MANHATTAN, Kan., Sept. 29 (UPI) -- News coverage of animal-welfare issues causes U.S. consumers to cut back on meat purchases and spend their money instead on non-meat items, a study indicated.

The university study, the first known examination of how news coverage affects U.S. pork, poultry and beef demand, found increased coverage of pork and poultry animal-welfare issues from 1999 to 2008 reduced consumer demand.

Curiously, demand for beef those years showed no conclusive influence from news coverage, researchers Glynn Tonsor of Kansas State University and Nicole Olynk of Purdue University said in the Journal of Agricultural Economics.

It's possible "positive" and "negative" news about the physical and psychological well-being of cattle "canceled each other out, netting to be zero," Olynk told United Press International.

But if major U.S. newspapers and wire services had not increased their coverage those years, pork demand would have been 2.65 percent higher than it was and poultry demand would have been 5.01 percent higher, said the researchers, both agricultural economists.

Two big animal-welfare issues covered those years were gestation crates for female pigs and battery cages for egg-laying hens.

Gestation crates are 7 feet by 2 feet where pregnant breeding pigs are confined during pregnancy. Animal-welfare advocates regard these crates, in which the sows can lie down but not turn, as one of the most inhumane features of factory farming.
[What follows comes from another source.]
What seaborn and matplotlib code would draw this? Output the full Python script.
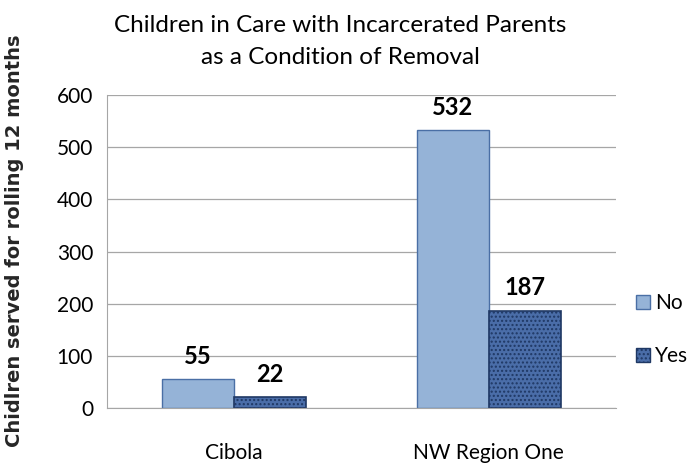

Conventional battery cages typically hold six hens packed tightly together, with each hen given slightly more than 8 inches by 8 inches of space. The tips of their beaks are often sheared off so they won't peck each other to death.

Smithfield Foods Inc., the largest U.S. pork supplier, said in 2007 it would phase out gestation crates by 2017.

Recent California legislation spearheaded by the Humane Society of the United States seeks to eliminate conventional battery cages starting in 2015. Michigan also adopted cage limits effective in 2019. Ohio will bar new battery-cage facilities but exempt current operators.